A Advocacia-Geral da União manteve a posição pela improcedência da ação movida pela OAB. O advogado-geral Luís Inácio Adams considera que não procede a argumentação de que a abrangência da anistia é obscura: para ele, trata-se de um processo amplo e irrestrito que foi importante para a transição ao regime democrático.
Ele considera também que carece de fundamento jurídico a acusação de que a lei foi aprovada por um Congresso que não tinha legitimidade. Adams, na tentativa de convencer os ministros sobre a necessidade de não alterar o texto da anistia, fez questão de ressaltar que o Estado tem tomado, por outras vias, atitudes para acertar as contas com o passado. O advogado enumerou as buscas por desaparecidos da guerrilha do Araguaia e a promoção de reparação material para familiares de vítimas do regime, além da tentativa de se criar uma Comissão Nacional da Verdade.
Para Adams, deixar a Lei de Anistia como está não significa negar o passado. “É notória a repulsa de toda a sociedade aos acontecimentos aviltantes, de tortura moral e física, ocorridos no período da ditadura”, concluiu.
A Procuradoria Geral da República seguiu o mesmo caminho, apontando que revisar a Lei de Anistia é romper com um compromisso feito por toda a sociedade. O procurador Roberto Monteiro Gurgel dos Santos destacou todo o tempo o contexto histórico no qual se formulou a lei, inclusive com participação da OAB.
Gurgel leu trechos do relatório elaborado por Sepúlveda Pertence, à ocasião conselheiro da OAB, no qual se pontua a necessidade de um acordo para a transição serena à democracia.

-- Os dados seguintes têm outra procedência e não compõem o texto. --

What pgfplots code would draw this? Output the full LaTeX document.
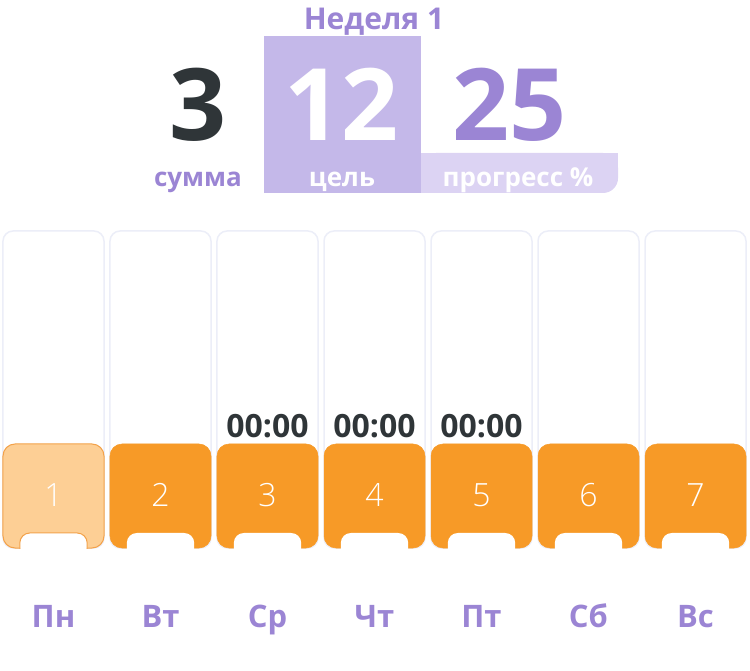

“Não parece à Procuradoria Geral da República aceitável fazer uma leitura atemporal do ato impugnado atacando o mesmo contexto que conferiu legitimidade à Assembleia Nacional Constituinte”, argumentou.
Entidades
A ação desperta atenção de diversas entidades de representação da sociedade civil e de militares. Mostra disso é que há vários amicus curiae – instrumento jurídico que permite a participação de entidades interessadas em ações no STF – que acrescentaram argumentos à causa.
Pierpaolo Cruz Bottini, da Associação Juízes para a Democracia, reforçou a posição da OAB de que os crimes cometidos por agentes do Estado não têm qualquer ligação com crimes políticos. Bottini apontou que muitos foram os que se valeram da situação política como pretexto para cometer violações.
“A Associação não pede apenas em nome dos que sucumbiram ao regime, pede em nome de toda a sociedade brasileira, em nome das gerações futuras, em nome do Estado democrático de direito. Espera-se que essa decisão coloque um ponto final neste triste passado”, afirmou Bottini.
Helena de Souza Rocha, do Centro pela Justiça e o Direito Internacional (Cejil), destacou que vários países latino-americanos que passaram por ditaduras no mesmo período que o Brasil decidiram rever a validade da anistia.
Ela lembrou que o Estado brasileiro é signatário de acordos internacionais e integra a Organização dos Estados Americanos (OEA), que já pediu a declaração de nulidade desse tipo de legislação. “Esse tribunal tem a oportunidade de enfrentar uma questão diretamente relacionada com o modelo de democracia que buscamos construir no país”, ressaltou.
De fato, pode ser a OEA o caminho a ser adotado caso o STF rejeite a revisão da Lei de Anistia. Além disso, corre na Corte Interamericana de Justiça processo no qual o Estado brasileiro pode ser condenado, no próximo mês, por não tomar ações para fazer justiça com a ditadura.